The maker of check-off lists is a native idealist who doesn't believe anything happens until it has been written down and subsequently crossed out or annotated with a crisp, triumphant check.
Naturally, there were those who laughed at Franklin, and have been laughing ever since. ''Friends howled at my compulsion to put everything on paper,'' Vivian Ubell has confessed, after confessing also to being the author of a list of 311 items to pack for a Cape Cod vacation. She does not say how long the vacation lasted, but she does reveal that she practices the style of crossing out -- the graceful sweep into oblivion of an item that has been attended to.

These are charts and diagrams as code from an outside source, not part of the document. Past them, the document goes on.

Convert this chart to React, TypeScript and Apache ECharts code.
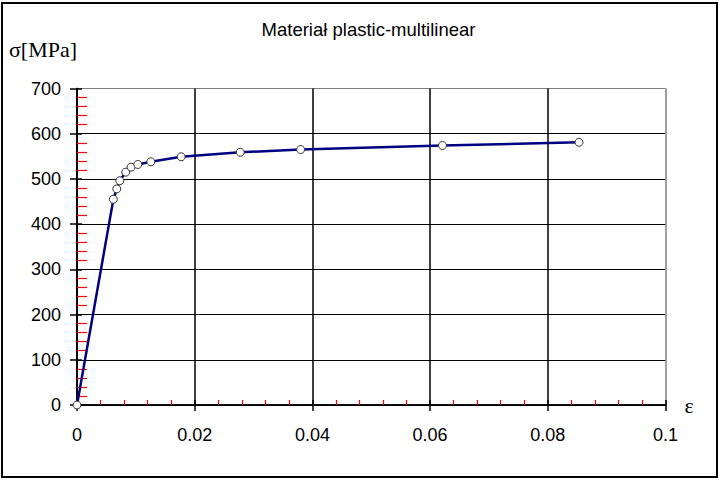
import React, { useEffect, useRef } from "react";
import * as echarts from "echarts";

const strainValues = [0, 0.00618, 0.00676, 0.00727, 0.00829, 0.00919, 0.01033, 0.01254, 0.0177, 0.02774, 0.038, 0.0621, 0.0853];
const stressValues = [0, 455, 478, 496, 515, 526, 532, 538, 549, 559, 565, 574, 581];
const titleText = "Materiał plastic-multilinear";
const yAxisTitle = "σ[MPa]";
const xAxisTitle = "ε";

export default function App() {
  const ref = useRef<HTMLDivElement>(null);
  useEffect(() => {
    document.body.style.margin = "0";
    if (!ref.current) return;
    const chart = echarts.init(ref.current, undefined, { renderer: "svg" });
    const data = strainValues.map((x, i) => [x, stressValues[i]]);
    const sans = "Liberation Sans, Arial, sans-serif";
    const serif = "Liberation Serif, Times New Roman, serif";
    const xGridColors = ["#000", "#000", "#000", "#000", "#000", "#808080"];
    const yGridColors = ["#000", "#000", "#000", "#000", "#000", "#000", "#000", "#808080"];
    chart.setOption({
      animation: false,
      backgroundColor: "#fff",
      grid: { left: 77, right: 54.5, top: 88.5, bottom: 75, containLabel: false },
      graphic: [
        {
          type: "rect",
          shape: { x: 2, y: 3, width: 715, height: 474 },
          style: { fill: "none", stroke: "#000", lineWidth: 2 },
          silent: true,
        },
        {
          type: "text",
          x: 368.5,
          y: 29,
          style: { text: titleText, font: `18.5px ${sans}`, fill: "#000", align: "center", verticalAlign: "middle" },
        },
        {
          type: "text",
          x: 9,
          y: 49,
          style: { text: yAxisTitle, font: `22px ${serif}`, fill: "#000", align: "left", verticalAlign: "middle" },
        },
      ],
      xAxis: [
        {
          type: "value",
          min: 0,
          max: 0.1,
          interval: 0.02,
          position: "bottom",
          name: xAxisTitle,
          nameLocation: "end",
          nameGap: 19,
          nameTextStyle: { fontFamily: serif, fontSize: 22, color: "#000", verticalAlign: "middle" },
          axisLine: { show: true, lineStyle: { color: "#000", width: 1.5 } },
          axisTick: { show: true, inside: true, length: 5, lineStyle: { color: "#000", width: 1.5 } },
          minorTick: { show: true, splitNumber: 5, length: 5, lineStyle: { color: "red", width: 1.2 } },
          axisLabel: { fontFamily: sans, fontSize: 18, color: "#000", margin: 21 },
          splitLine: { show: true, lineStyle: { color: xGridColors, width: 1.5 } },
        },
        {
          type: "value",
          min: 0,
          max: 0.1,
          interval: 0.02,
          position: "bottom",
          axisLine: { show: true, lineStyle: { color: "#000", width: 1.5 } },
          axisTick: { show: true, inside: false, length: 6, lineStyle: { color: "#000", width: 1.5 } },
          axisLabel: { show: false },
          splitLine: { show: false },
        },
      ],
      yAxis: [
        {
          type: "value",
          min: 0,
          max: 700,
          interval: 100,
          position: "left",
          axisLine: { show: true, lineStyle: { color: "#000", width: 1.5 } },
          axisTick: { show: true, inside: true, length: 5, lineStyle: { color: "#000", width: 1.5 } },
          minorTick: { show: true, splitNumber: 5, length: 10, lineStyle: { color: "red", width: 1.2 } },
          axisLabel: { fontFamily: sans, fontSize: 18, color: "#000", margin: 16 },
          splitLine: { show: true, lineStyle: { color: yGridColors, width: 1.2 } },
        },
        {
          type: "value",
          min: 0,
          max: 700,
          interval: 100,
          position: "left",
          axisLine: { show: true, lineStyle: { color: "#000", width: 1.5 } },
          axisTick: { show: true, inside: false, length: 7, lineStyle: { color: "#000", width: 1.5 } },
          axisLabel: { show: false },
          splitLine: { show: false },
        },
      ],
      series: [
        {
          type: "line",
          xAxisIndex: 1,
          yAxisIndex: 1,
          data,
          symbol: "none",
          silent: true,
          lineStyle: { opacity: 0 },
          z: 1,
        },
        {
          type: "line",
          xAxisIndex: 0,
          yAxisIndex: 0,
          data,
          symbol: "circle",
          symbolSize: 8,
          showAllSymbol: true,
          lineStyle: { color: "#000080", width: 2.5 },
          itemStyle: { color: "#fff", borderColor: "#333", borderWidth: 1 },
          z: 5,
        },
      ],
    });
    return () => chart.dispose();
  }, []);
  return <div ref={ref} style={{ position: "absolute", left: 0, top: 0, width: 720, height: 480 }} />;
}
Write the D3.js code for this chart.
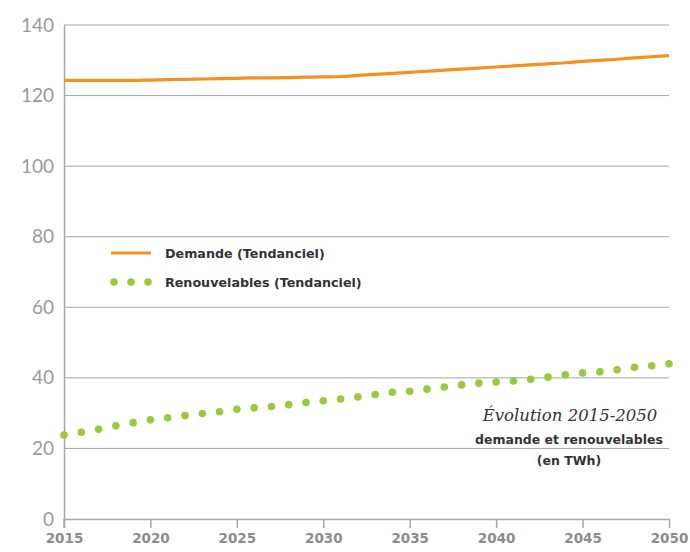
<!DOCTYPE html>
<html><head><meta charset="utf-8">
<script src="https://cdn.jsdelivr.net/npm/d3@7"></script>
<style>body{margin:0;background:#fff}svg{display:block}</style>
</head><body>
<svg id="c" width="690" height="552"></svg>
<script>
const years = d3.range(2015, 2051);
const demande = [124.3,124.3,124.3,124.3,124.3,124.4,124.5,124.6,124.7,124.8,124.9,125.0,125.0,125.1,125.2,125.3,125.4,125.7,126.0,126.3,126.6,126.9,127.2,127.5,127.8,128.1,128.4,128.7,129.0,129.3,129.7,130.0,130.3,130.7,131.0,131.3,131.7].slice(0,36);
const renouvelables = [23.8,24.6,25.4,26.4,27.3,28.1,28.7,29.3,29.9,30.4,31.1,31.5,31.9,32.4,33.0,33.5,34.0,34.6,35.3,35.9,36.2,36.8,37.4,38.0,38.5,38.8,39.1,39.6,40.2,40.9,41.4,41.7,42.3,43.0,43.4,44.0];
const xTicks = [2015,2020,2025,2030,2035,2040,2045,2050];
const yTicks = [0,20,40,60,80,100,120,140];
const legendLabels = ["Demande (Tendanciel)", "Renouvelables (Tendanciel)"];
const titleText = "Évolution 2015-2050";
const subtitleLines = ["demande et renouvelables", "(en TWh)"];

const svg = d3.select("#c");
const m = {l:64, r:21, t:25, b:33};
const W = 690, H = 552;
const x = d3.scaleLinear().domain([2015,2050]).range([m.l, W-m.r]);
const y = d3.scaleLinear().domain([0,140]).range([H-m.b, m.t]);
const grey = "#a6a6a6";
const sans = "'DejaVu Sans', sans-serif";

// gridlines
svg.append("g").selectAll("line").data(yTicks.filter(d=>d>0)).join("line")
  .attr("x1", x(2015)).attr("x2", x(2050))
  .attr("y1", d=>y(d)).attr("y2", d=>y(d))
  .attr("stroke", grey).attr("stroke-width", 1);

// y axis
const ya = svg.append("g").attr("transform",`translate(${m.l},0)`)
  .call(d3.axisLeft(y).tickValues(yTicks).tickSize(0).tickPadding(10));
ya.select(".domain").attr("stroke", grey).attr("stroke-width", 1.5);
ya.selectAll("text").attr("fill","#9a9a9a").style("font-family","Lato, sans-serif").style("font-size","19px");

// x axis
const xa = svg.append("g").attr("transform",`translate(0,${y(0)})`)
  .call(d3.axisBottom(x).tickValues(xTicks).tickFormat(d3.format("d")).tickSize(9).tickSizeOuter(0).tickPadding(5));
xa.select(".domain").attr("stroke", grey).attr("stroke-width", 1.5);
xa.selectAll(".tick line").attr("stroke", grey).attr("stroke-width", 1.5);
xa.selectAll("text").attr("fill","#8c8c8c").style("font-family",sans).style("font-size","13.5px").style("font-weight","bold");
svg.append("line").attr("x1",m.l).attr("x2",m.l).attr("y1",y(0)).attr("y2",y(0)+9).attr("stroke",grey).attr("stroke-width",1.5);

const orange = "#f7901e", green = "#9cc93b";

// demande line
svg.append("path").datum(years.map((yr,i)=>[yr,demande[i]]))
  .attr("fill","none").attr("stroke",orange).attr("stroke-width",3.2)
  .attr("d", d3.line().x(d=>x(d[0])).y(d=>y(d[1])).curve(d3.curveMonotoneX));

// renouvelables dots
svg.append("g").selectAll("circle").data(years.map((yr,i)=>[yr,renouvelables[i]])).join("circle")
  .attr("cx", d=>x(d[0])).attr("cy", d=>y(d[1])).attr("r", 3.8).attr("fill", green);

// legend
const lg = svg.append("g").style("font-family",sans).style("font-size","12.7px").style("font-weight","bold").attr("fill","#333");
lg.append("line").attr("x1",111).attr("x2",151).attr("y1",253).attr("y2",253).attr("stroke",orange).attr("stroke-width",3);
lg.append("text").attr("x",165).attr("y",258).text(legendLabels[0]);
lg.selectAll("circle").data([114,131,148]).join("circle").attr("cx",d=>d).attr("cy",282).attr("r",3.8).attr("fill",green);
lg.append("text").attr("x",165).attr("y",287).text(legendLabels[1]);

// title
svg.append("text").attr("x",570).attr("y",421).attr("text-anchor","middle")
  .style("font-family","'DejaVu Serif', serif").style("font-style","italic").style("font-size","16.5px").attr("fill","#333")
  .text(titleText);
svg.append("g").selectAll("text").data(subtitleLines).join("text")
  .attr("x",569).attr("y",(d,i)=>444+i*21).attr("text-anchor","middle")
  .style("font-family",sans).style("font-size","12.5px").style("font-weight","bold").attr("fill","#333")
  .text(d=>d);
</script>
</body></html>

David Sumberg, on the other hand, prefers ''a neat check in front'' - a habit that seems to make Vivian laugh, though not rudely enough to spoil their collaboration on a paperback titled ''Check Lists: 88 Essential Lists to Help You Organize Your Life.''
For those whose daily existence lacks -- shall we say? - structure, this book will have the same devastating effect that watching John McEnroe might have on a novice who had just bought his or her first tennis racket. Vivian and David are pros, with ruthless and unyielding standards.
If you refer to the timely list headed ''Spring Chores,'' you will be commanded - along with cleaning your closets, straightening your drawers, and staging a fire drill - to chop wood for next winter.

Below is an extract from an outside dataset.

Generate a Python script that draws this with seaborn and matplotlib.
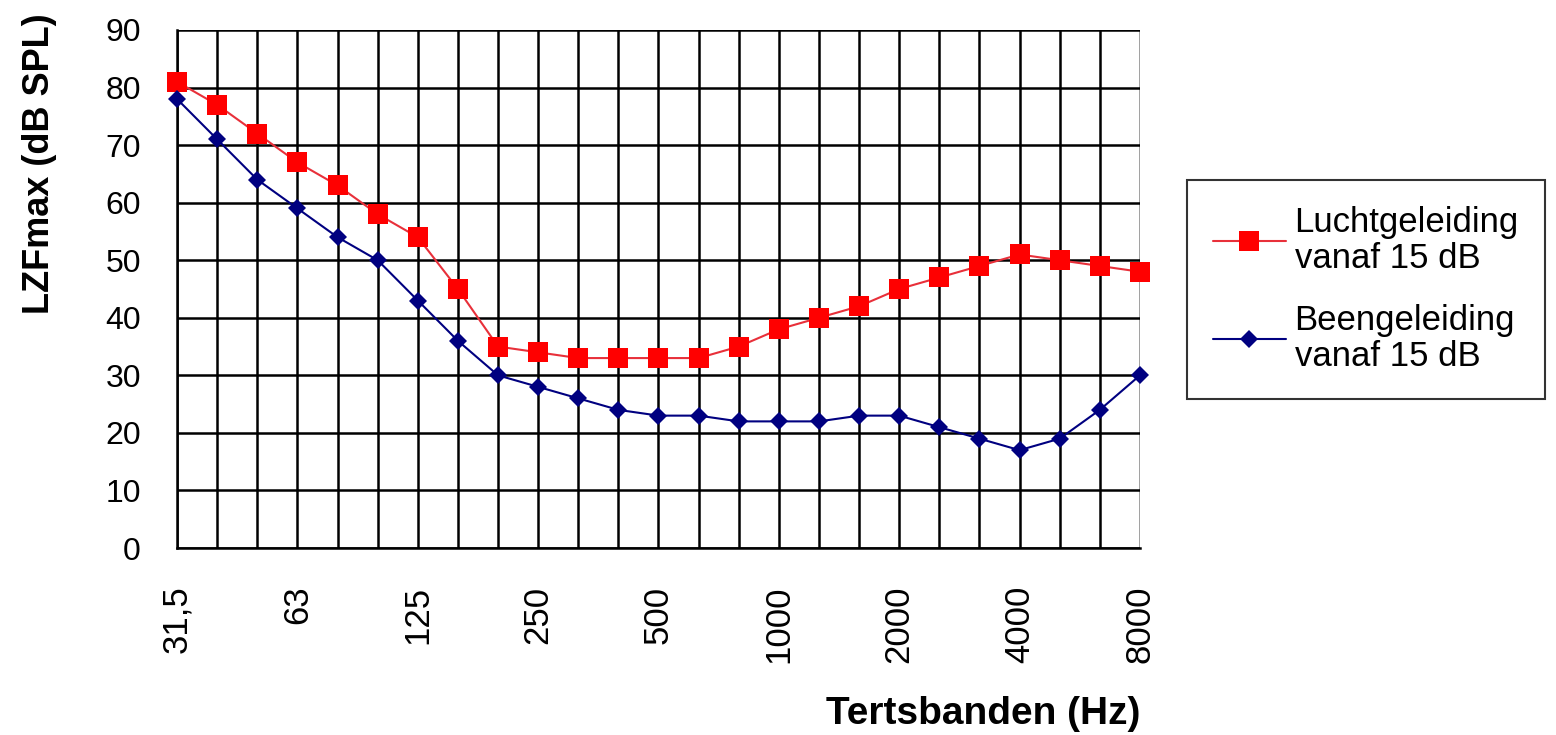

This, before the crocuses are properly up!
Reading the Ubell-Sumberg lists, a non-listmaker suspects that listmakers are personalities who cannot rest until every last contingency has been accounted for -- on paper. Take the list itemizing ''What to Have in an Office Desk.'' We can understand the felt-tip pens, and maybe a comb, and -- why not? -- needle and thread. But when ''eating utensils'' and ''stockings (extra pair)'' and shaving equipment and dental floss start coming out of the drawers, we say, ''Enough!''
May we remind you, this is an office, not a lifeboat?

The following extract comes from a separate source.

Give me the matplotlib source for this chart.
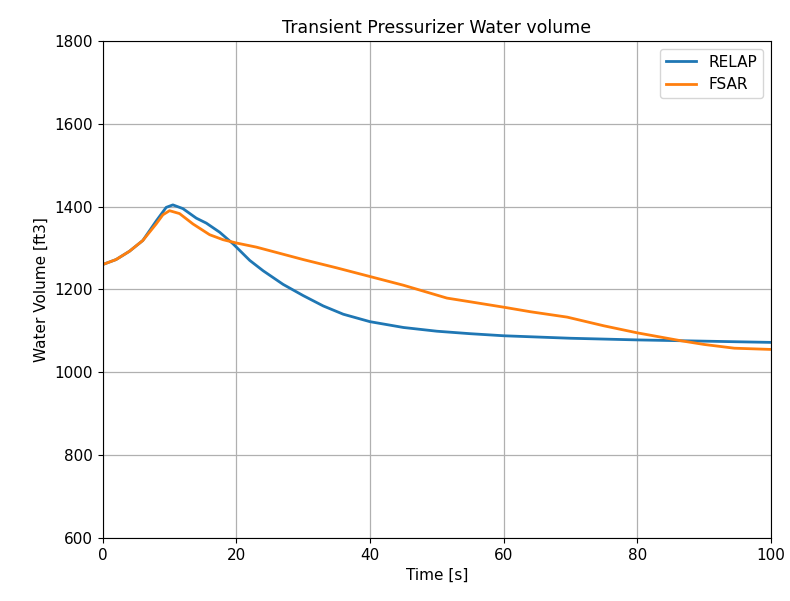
import matplotlib
matplotlib.use("Agg")
import matplotlib.pyplot as plt

# RELAP transient pressurizer water volume
relap_t = [0, 2, 4, 6, 8, 9.5, 10.5, 12, 14, 15.5, 17.5, 19.5, 22, 24, 27, 30, 33, 36, 40, 45, 50, 55, 60, 70, 80, 90, 100]
relap_v = [1260, 1272, 1292, 1318, 1365, 1398, 1404, 1395, 1372, 1360, 1338, 1310, 1270, 1245, 1212, 1185, 1160, 1140, 1122, 1108, 1099, 1093, 1088, 1082, 1078, 1075, 1072]

# FSAR transient pressurizer water volume
fsar_t = [0, 2, 4, 6, 8, 9, 10, 11.5, 13.5, 16, 18, 20, 23, 26.5, 30, 35, 40, 45, 51.5, 55, 60, 64, 69.5, 75, 80, 86.5, 90, 94.5, 100]
fsar_v = [1260, 1272, 1292, 1318, 1358, 1380, 1390, 1383, 1358, 1332, 1320, 1312, 1302, 1287, 1272, 1252, 1231, 1210, 1179, 1170, 1157, 1146, 1133, 1112, 1095, 1076, 1067, 1058, 1055]

fig = plt.figure(figsize=(7.9, 6.01), dpi=100)
ax = fig.add_axes([0.130, 0.105, 0.846, 0.827])

ax.plot(relap_t, relap_v, color="#1f77b4", lw=2, label="RELAP")
ax.plot(fsar_t, fsar_v, color="#ff7f0e", lw=2, label="FSAR")

ax.set_xlim(0, 100)
ax.set_ylim(600, 1800)
ax.set_xticks([0, 20, 40, 60, 80, 100])
ax.set_yticks(range(600, 1801, 200))
ax.tick_params(labelsize=11)
ax.grid(True, color="#b0b0b0", lw=0.9)
ax.set_xlabel("Time [s]", fontsize=11)
ax.set_ylabel("Water Volume [ft3]", fontsize=11)
ax.set_title("Transient Pressurizer Water volume", fontsize=12.5)
ax.legend(loc="upper right", fontsize=11)

fig.savefig("out.png", dpi=100)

Worse consequences than a desk smelling of mouthwash await the listmaker who turns to personal relationships. On the list for ''Being a Houseguest,'' this astonishing bit of advice appears: ''Ask about peculiarities of house, hot-water limitations, quirky appliances.''
If that doesn't break off the friendship and send you packing before you've unpacked, the list for ''Having a Houseguest'' ought to do the trick from the other side. ''Discuss sharing costs,'' Ubell and Sumberg urge their hosts.
Well, we can tell you we're not about to pay for any of those quirky appliances.
Did Claudette Colbert slap a surcharge on the Reagans for exceeding their hot-water limits after a Caribbean dip? We doubt it.
This tendency toward excess can turn list-keepers into menaces to the celebration of life. We counted 219 items on the four separate lists involving preparations for a new baby. That would seem to cramp spontaneity just a bit. Does a parent really need to cross out (or check off) the item, ''Choose a name for the baby''?
We appreciate that a listmaker either has to write everything down, or write nothing down. We recognize furthermore, the comfort that listmakers get from reducing chaos to nice, neat, bite-size morsels -- almost as much comfort as the rest of us get from not keeping lists.
You can make a list for us non-listmakers, and we'll ignore it the way a cat ignores a scratching post. On the other hand, Vivian found that if she transposed items from her list to David's, he would feel compelled to perform her duties, just so he could cross them off.
This little anecdote sums up all that we find admirable, and horrifying, about lists.